Dataset extract:
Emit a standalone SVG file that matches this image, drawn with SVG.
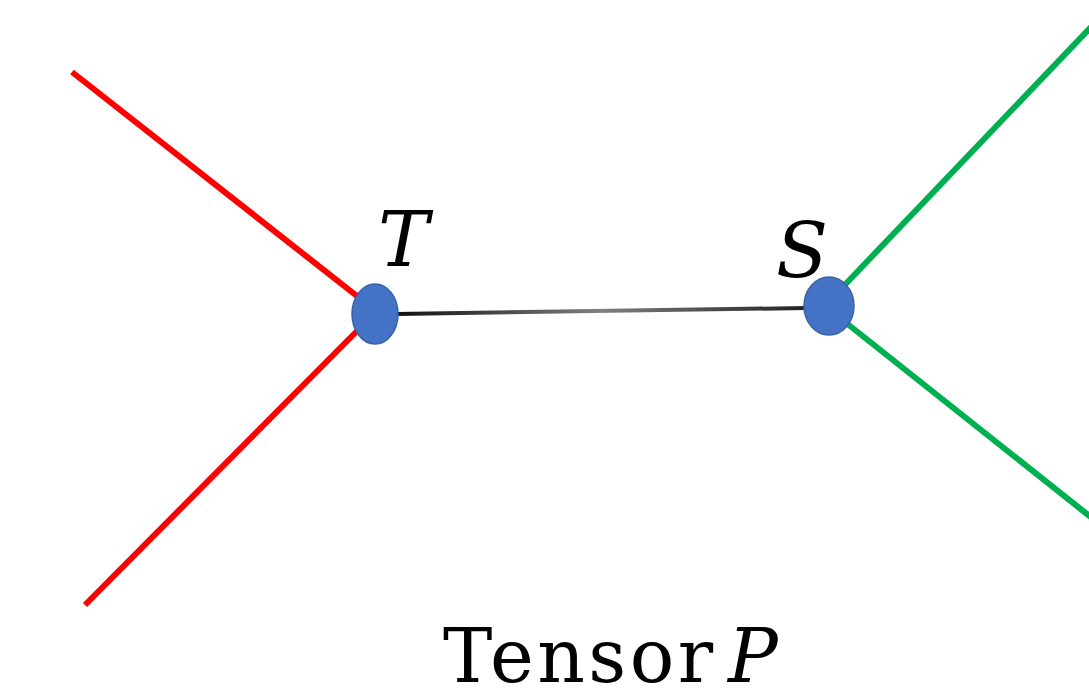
<svg xmlns="http://www.w3.org/2000/svg" width="1089" height="700" viewBox="0 0 1089 700">
  <defs>
    <linearGradient id="bond" x1="398" y1="314" x2="805" y2="308" gradientUnits="userSpaceOnUse">
      <stop offset="0" stop-color="#111111"/>
      <stop offset="0.5" stop-color="#808080"/>
      <stop offset="1" stop-color="#222222"/>
    </linearGradient>
  </defs>
  <style>
    .red { stroke: #ff0000; stroke-width: 6; fill: none; }
    .green { stroke: #00b050; stroke-width: 6; fill: none; }
    .node { fill: #4472c4; stroke: #3a62a8; stroke-width: 1.5; }
    .lbl { font-family: "DejaVu Serif", "Liberation Serif", serif; font-size: 76px; fill: #000; }
    .cap { font-size: 74px; }
    .it { font-style: italic; }
  </style>
  <rect width="1089" height="700" fill="#ffffff"/>
  <g id="connectors">
    <line class="red" x1="72" y1="72" x2="362" y2="300"/>
    <line class="red" x1="85" y1="605" x2="362" y2="326"/>
    <line class="green" x1="838" y1="292" x2="1092" y2="26"/>
    <line class="green" x1="840" y1="318" x2="1092" y2="518"/>
    <line x1="396" y1="314" x2="806" y2="308" stroke="url(#bond)" stroke-width="4"/>
  </g>
  <g id="node-T">
    <ellipse class="node" cx="375" cy="314" rx="23" ry="30"/>
    <text class="lbl it" x="378" y="266">T</text>
  </g>
  <g id="node-S">
    <ellipse class="node" cx="829" cy="306" rx="25" ry="29"/>
    <text class="lbl it" x="776" y="277">S</text>
  </g>
  <g id="caption">
    <text class="lbl cap" x="443" y="682" textLength="270" lengthAdjust="spacing">Tensor</text>
    <text class="lbl cap it" x="728" y="682">P</text>
  </g>
</svg>
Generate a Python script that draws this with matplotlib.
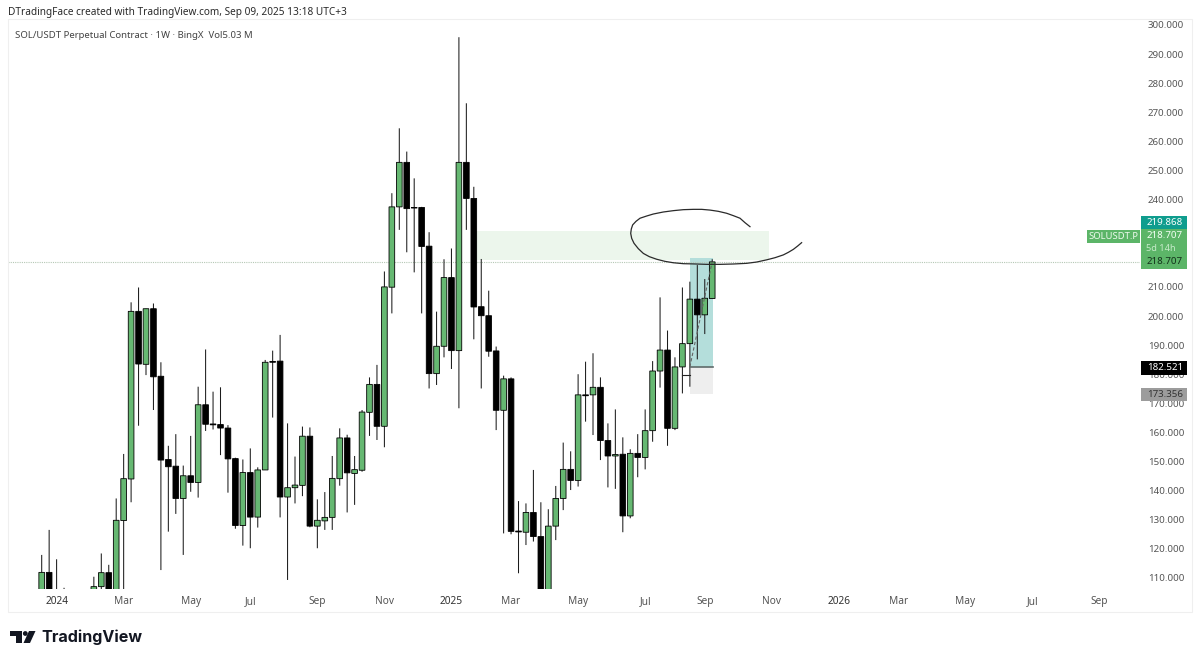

Instructions for the task:
Pictures are not part of the copy; reproduce everything else in the records exactly.

Result below:
Emit a standalone SVG file that matches this image, drawn with SVG.
<svg xmlns="http://www.w3.org/2000/svg" width="1089" height="700" viewBox="0 0 1089 700">
  <defs>
    <linearGradient id="bond" x1="398" y1="314" x2="805" y2="308" gradientUnits="userSpaceOnUse">
      <stop offset="0" stop-color="#111111"/>
      <stop offset="0.5" stop-color="#808080"/>
      <stop offset="1" stop-color="#222222"/>
    </linearGradient>
  </defs>
  <style>
    .red { stroke: #ff0000; stroke-width: 6; fill: none; }
    .green { stroke: #00b050; stroke-width: 6; fill: none; }
    .node { fill: #4472c4; stroke: #3a62a8; stroke-width: 1.5; }
    .lbl { font-family: "DejaVu Serif", "Liberation Serif", serif; font-size: 76px; fill: #000; }
    .cap { font-size: 74px; }
    .it { font-style: italic; }
  </style>
  <rect width="1089" height="700" fill="#ffffff"/>
  <g id="connectors">
    <line class="red" x1="72" y1="72" x2="362" y2="300"/>
    <line class="red" x1="85" y1="605" x2="362" y2="326"/>
    <line class="green" x1="838" y1="292" x2="1092" y2="26"/>
    <line class="green" x1="840" y1="318" x2="1092" y2="518"/>
    <line x1="396" y1="314" x2="806" y2="308" stroke="url(#bond)" stroke-width="4"/>
  </g>
  <g id="node-T">
    <ellipse class="node" cx="375" cy="314" rx="23" ry="30"/>
    <text class="lbl it" x="378" y="266">T</text>
  </g>
  <g id="node-S">
    <ellipse class="node" cx="829" cy="306" rx="25" ry="29"/>
    <text class="lbl it" x="776" y="277">S</text>
  </g>
  <g id="caption">
    <text class="lbl cap" x="443" y="682" textLength="270" lengthAdjust="spacing">Tensor</text>
    <text class="lbl cap it" x="728" y="682">P</text>
  </g>
</svg>
Generate a Python script that draws this with matplotlib.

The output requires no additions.